Task prompt: Transcribe every line exactly. Leave the pictures behind.

───── Material provided ─────

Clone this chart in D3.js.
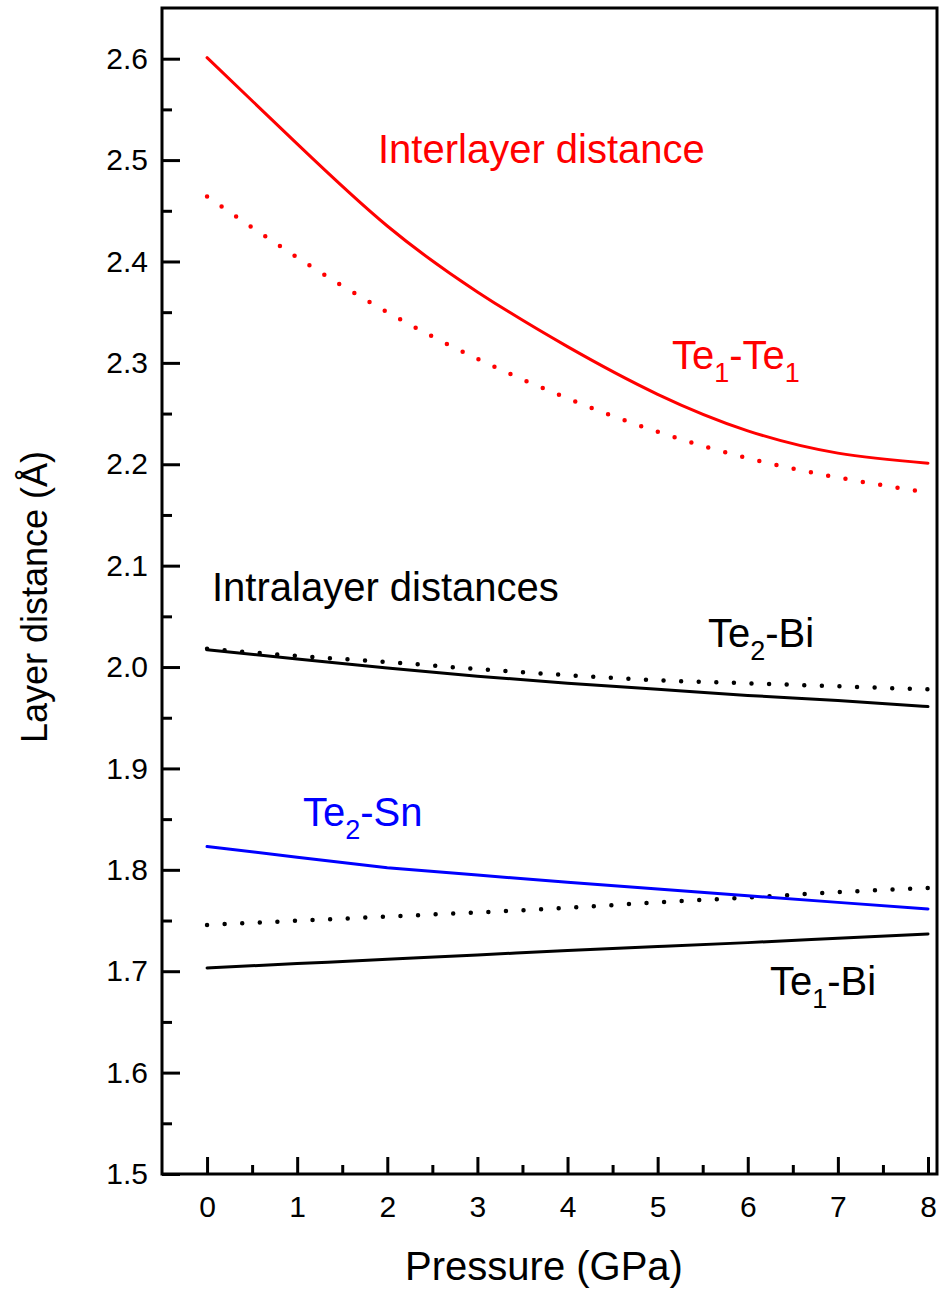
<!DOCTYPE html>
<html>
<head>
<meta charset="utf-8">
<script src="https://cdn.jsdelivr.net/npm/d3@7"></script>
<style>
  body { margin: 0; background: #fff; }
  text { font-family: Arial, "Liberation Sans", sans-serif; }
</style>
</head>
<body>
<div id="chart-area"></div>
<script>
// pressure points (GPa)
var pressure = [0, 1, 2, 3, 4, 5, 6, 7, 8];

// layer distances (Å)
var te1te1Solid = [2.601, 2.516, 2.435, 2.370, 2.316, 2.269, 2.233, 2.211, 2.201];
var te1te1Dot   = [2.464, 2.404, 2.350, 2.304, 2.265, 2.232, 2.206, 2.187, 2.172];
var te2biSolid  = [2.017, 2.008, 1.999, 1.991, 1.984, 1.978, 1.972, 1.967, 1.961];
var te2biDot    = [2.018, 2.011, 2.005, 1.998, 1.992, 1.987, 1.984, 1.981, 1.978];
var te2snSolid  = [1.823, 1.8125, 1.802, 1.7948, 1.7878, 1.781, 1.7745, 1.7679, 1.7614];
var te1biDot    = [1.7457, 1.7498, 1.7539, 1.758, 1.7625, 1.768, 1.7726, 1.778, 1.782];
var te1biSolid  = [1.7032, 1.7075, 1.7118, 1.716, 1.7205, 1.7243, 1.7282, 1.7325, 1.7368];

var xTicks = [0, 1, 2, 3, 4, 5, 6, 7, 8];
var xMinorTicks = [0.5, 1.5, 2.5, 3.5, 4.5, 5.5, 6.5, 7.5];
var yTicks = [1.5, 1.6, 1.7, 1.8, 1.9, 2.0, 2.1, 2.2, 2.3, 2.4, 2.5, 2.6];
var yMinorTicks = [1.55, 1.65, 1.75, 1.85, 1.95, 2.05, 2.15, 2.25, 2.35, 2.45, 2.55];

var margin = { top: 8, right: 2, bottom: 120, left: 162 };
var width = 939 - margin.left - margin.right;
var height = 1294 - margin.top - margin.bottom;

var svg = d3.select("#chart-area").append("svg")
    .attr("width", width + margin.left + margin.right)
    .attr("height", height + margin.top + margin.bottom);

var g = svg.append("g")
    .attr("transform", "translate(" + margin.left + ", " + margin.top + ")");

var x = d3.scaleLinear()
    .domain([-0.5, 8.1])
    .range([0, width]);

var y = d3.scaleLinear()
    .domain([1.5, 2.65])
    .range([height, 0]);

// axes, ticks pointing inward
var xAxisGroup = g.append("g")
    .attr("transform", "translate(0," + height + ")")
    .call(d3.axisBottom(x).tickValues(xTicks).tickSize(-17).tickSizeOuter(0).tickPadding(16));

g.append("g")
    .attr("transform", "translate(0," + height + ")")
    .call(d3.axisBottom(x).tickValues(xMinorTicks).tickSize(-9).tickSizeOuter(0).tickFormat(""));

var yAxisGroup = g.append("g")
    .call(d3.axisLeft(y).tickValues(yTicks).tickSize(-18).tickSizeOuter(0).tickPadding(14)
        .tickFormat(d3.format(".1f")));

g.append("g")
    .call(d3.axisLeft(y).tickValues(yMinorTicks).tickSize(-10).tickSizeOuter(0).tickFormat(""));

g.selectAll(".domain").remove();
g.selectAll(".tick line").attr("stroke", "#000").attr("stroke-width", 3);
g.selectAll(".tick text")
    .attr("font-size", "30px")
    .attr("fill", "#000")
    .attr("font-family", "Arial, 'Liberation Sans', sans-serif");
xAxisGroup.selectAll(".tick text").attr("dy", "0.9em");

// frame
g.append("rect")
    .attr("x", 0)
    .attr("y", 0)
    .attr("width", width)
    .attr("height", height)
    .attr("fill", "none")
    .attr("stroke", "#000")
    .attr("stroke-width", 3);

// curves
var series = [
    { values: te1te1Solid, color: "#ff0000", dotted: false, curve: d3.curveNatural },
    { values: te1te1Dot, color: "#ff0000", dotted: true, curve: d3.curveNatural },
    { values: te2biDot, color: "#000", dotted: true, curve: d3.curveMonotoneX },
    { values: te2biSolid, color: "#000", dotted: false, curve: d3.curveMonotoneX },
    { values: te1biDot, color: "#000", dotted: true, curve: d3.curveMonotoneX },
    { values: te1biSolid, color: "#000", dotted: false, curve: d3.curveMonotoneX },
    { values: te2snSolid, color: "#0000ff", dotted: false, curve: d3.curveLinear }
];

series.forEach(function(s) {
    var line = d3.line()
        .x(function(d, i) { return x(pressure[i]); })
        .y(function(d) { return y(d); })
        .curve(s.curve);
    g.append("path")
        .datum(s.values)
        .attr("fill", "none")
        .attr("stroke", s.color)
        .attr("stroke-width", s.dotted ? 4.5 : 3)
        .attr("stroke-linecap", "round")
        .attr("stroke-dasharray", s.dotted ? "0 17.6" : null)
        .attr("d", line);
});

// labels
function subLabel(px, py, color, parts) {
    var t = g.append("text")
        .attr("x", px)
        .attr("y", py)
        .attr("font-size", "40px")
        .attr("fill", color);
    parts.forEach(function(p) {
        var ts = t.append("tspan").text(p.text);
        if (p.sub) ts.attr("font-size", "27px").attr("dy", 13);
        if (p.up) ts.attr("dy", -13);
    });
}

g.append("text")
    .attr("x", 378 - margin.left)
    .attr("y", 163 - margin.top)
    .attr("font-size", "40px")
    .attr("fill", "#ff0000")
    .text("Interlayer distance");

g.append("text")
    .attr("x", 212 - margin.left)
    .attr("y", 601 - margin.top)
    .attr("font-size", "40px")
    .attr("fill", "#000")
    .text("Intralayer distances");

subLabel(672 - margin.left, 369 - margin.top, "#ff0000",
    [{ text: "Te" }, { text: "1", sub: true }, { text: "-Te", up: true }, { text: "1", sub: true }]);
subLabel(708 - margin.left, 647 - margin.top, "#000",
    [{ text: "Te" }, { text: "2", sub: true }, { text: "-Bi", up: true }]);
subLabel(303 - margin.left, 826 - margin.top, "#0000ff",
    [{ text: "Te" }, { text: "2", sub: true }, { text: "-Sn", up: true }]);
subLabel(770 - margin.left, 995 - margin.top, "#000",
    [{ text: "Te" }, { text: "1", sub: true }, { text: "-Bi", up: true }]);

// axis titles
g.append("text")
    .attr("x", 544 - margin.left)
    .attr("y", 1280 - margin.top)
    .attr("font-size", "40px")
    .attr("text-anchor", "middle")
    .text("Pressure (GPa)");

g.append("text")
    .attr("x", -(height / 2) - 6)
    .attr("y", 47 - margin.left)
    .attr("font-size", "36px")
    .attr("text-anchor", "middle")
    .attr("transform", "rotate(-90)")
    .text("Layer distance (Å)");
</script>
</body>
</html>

─────

Response below:
Clone this chart in D3.js.
<!DOCTYPE html>
<html>
<head>
<meta charset="utf-8">
<script src="https://cdn.jsdelivr.net/npm/d3@7"></script>
<style>
  body { margin: 0; background: #fff; }
  text { font-family: Arial, "Liberation Sans", sans-serif; }
</style>
</head>
<body>
<div id="chart-area"></div>
<script>
// pressure points (GPa)
var pressure = [0, 1, 2, 3, 4, 5, 6, 7, 8];

// layer distances (Å)
var te1te1Solid = [2.601, 2.516, 2.435, 2.370, 2.316, 2.269, 2.233, 2.211, 2.201];
var te1te1Dot   = [2.464, 2.404, 2.350, 2.304, 2.265, 2.232, 2.206, 2.187, 2.172];
var te2biSolid  = [2.017, 2.008, 1.999, 1.991, 1.984, 1.978, 1.972, 1.967, 1.961];
var te2biDot    = [2.018, 2.011, 2.005, 1.998, 1.992, 1.987, 1.984, 1.981, 1.978];
var te2snSolid  = [1.823, 1.8125, 1.802, 1.7948, 1.7878, 1.781, 1.7745, 1.7679, 1.7614];
var te1biDot    = [1.7457, 1.7498, 1.7539, 1.758, 1.7625, 1.768, 1.7726, 1.778, 1.782];
var te1biSolid  = [1.7032, 1.7075, 1.7118, 1.716, 1.7205, 1.7243, 1.7282, 1.7325, 1.7368];

var xTicks = [0, 1, 2, 3, 4, 5, 6, 7, 8];
var xMinorTicks = [0.5, 1.5, 2.5, 3.5, 4.5, 5.5, 6.5, 7.5];
var yTicks = [1.5, 1.6, 1.7, 1.8, 1.9, 2.0, 2.1, 2.2, 2.3, 2.4, 2.5, 2.6];
var yMinorTicks = [1.55, 1.65, 1.75, 1.85, 1.95, 2.05, 2.15, 2.25, 2.35, 2.45, 2.55];

var margin = { top: 8, right: 2, bottom: 120, left: 162 };
var width = 939 - margin.left - margin.right;
var height = 1294 - margin.top - margin.bottom;

var svg = d3.select("#chart-area").append("svg")
    .attr("width", width + margin.left + margin.right)
    .attr("height", height + margin.top + margin.bottom);

var g = svg.append("g")
    .attr("transform", "translate(" + margin.left + ", " + margin.top + ")");

var x = d3.scaleLinear()
    .domain([-0.5, 8.1])
    .range([0, width]);

var y = d3.scaleLinear()
    .domain([1.5, 2.65])
    .range([height, 0]);

// axes, ticks pointing inward
var xAxisGroup = g.append("g")
    .attr("transform", "translate(0," + height + ")")
    .call(d3.axisBottom(x).tickValues(xTicks).tickSize(-17).tickSizeOuter(0).tickPadding(16));

g.append("g")
    .attr("transform", "translate(0," + height + ")")
    .call(d3.axisBottom(x).tickValues(xMinorTicks).tickSize(-9).tickSizeOuter(0).tickFormat(""));

var yAxisGroup = g.append("g")
    .call(d3.axisLeft(y).tickValues(yTicks).tickSize(-18).tickSizeOuter(0).tickPadding(14)
        .tickFormat(d3.format(".1f")));

g.append("g")
    .call(d3.axisLeft(y).tickValues(yMinorTicks).tickSize(-10).tickSizeOuter(0).tickFormat(""));

g.selectAll(".domain").remove();
g.selectAll(".tick line").attr("stroke", "#000").attr("stroke-width", 3);
g.selectAll(".tick text")
    .attr("font-size", "30px")
    .attr("fill", "#000")
    .attr("font-family", "Arial, 'Liberation Sans', sans-serif");
xAxisGroup.selectAll(".tick text").attr("dy", "0.9em");

// frame
g.append("rect")
    .attr("x", 0)
    .attr("y", 0)
    .attr("width", width)
    .attr("height", height)
    .attr("fill", "none")
    .attr("stroke", "#000")
    .attr("stroke-width", 3);

// curves
var series = [
    { values: te1te1Solid, color: "#ff0000", dotted: false, curve: d3.curveNatural },
    { values: te1te1Dot, color: "#ff0000", dotted: true, curve: d3.curveNatural },
    { values: te2biDot, color: "#000", dotted: true, curve: d3.curveMonotoneX },
    { values: te2biSolid, color: "#000", dotted: false, curve: d3.curveMonotoneX },
    { values: te1biDot, color: "#000", dotted: true, curve: d3.curveMonotoneX },
    { values: te1biSolid, color: "#000", dotted: false, curve: d3.curveMonotoneX },
    { values: te2snSolid, color: "#0000ff", dotted: false, curve: d3.curveLinear }
];

series.forEach(function(s) {
    var line = d3.line()
        .x(function(d, i) { return x(pressure[i]); })
        .y(function(d) { return y(d); })
        .curve(s.curve);
    g.append("path")
        .datum(s.values)
        .attr("fill", "none")
        .attr("stroke", s.color)
        .attr("stroke-width", s.dotted ? 4.5 : 3)
        .attr("stroke-linecap", "round")
        .attr("stroke-dasharray", s.dotted ? "0 17.6" : null)
        .attr("d", line);
});

// labels
function subLabel(px, py, color, parts) {
    var t = g.append("text")
        .attr("x", px)
        .attr("y", py)
        .attr("font-size", "40px")
        .attr("fill", color);
    parts.forEach(function(p) {
        var ts = t.append("tspan").text(p.text);
        if (p.sub) ts.attr("font-size", "27px").attr("dy", 13);
        if (p.up) ts.attr("dy", -13);
    });
}

g.append("text")
    .attr("x", 378 - margin.left)
    .attr("y", 163 - margin.top)
    .attr("font-size", "40px")
    .attr("fill", "#ff0000")
    .text("Interlayer distance");

g.append("text")
    .attr("x", 212 - margin.left)
    .attr("y", 601 - margin.top)
    .attr("font-size", "40px")
    .attr("fill", "#000")
    .text("Intralayer distances");

subLabel(672 - margin.left, 369 - margin.top, "#ff0000",
    [{ text: "Te" }, { text: "1", sub: true }, { text: "-Te", up: true }, { text: "1", sub: true }]);
subLabel(708 - margin.left, 647 - margin.top, "#000",
    [{ text: "Te" }, { text: "2", sub: true }, { text: "-Bi", up: true }]);
subLabel(303 - margin.left, 826 - margin.top, "#0000ff",
    [{ text: "Te" }, { text: "2", sub: true }, { text: "-Sn", up: true }]);
subLabel(770 - margin.left, 995 - margin.top, "#000",
    [{ text: "Te" }, { text: "1", sub: true }, { text: "-Bi", up: true }]);

// axis titles
g.append("text")
    .attr("x", 544 - margin.left)
    .attr("y", 1280 - margin.top)
    .attr("font-size", "40px")
    .attr("text-anchor", "middle")
    .text("Pressure (GPa)");

g.append("text")
    .attr("x", -(height / 2) - 6)
    .attr("y", 47 - margin.left)
    .attr("font-size", "36px")
    .attr("text-anchor", "middle")
    .attr("transform", "rotate(-90)")
    .text("Layer distance (Å)");
</script>
</body>
</html>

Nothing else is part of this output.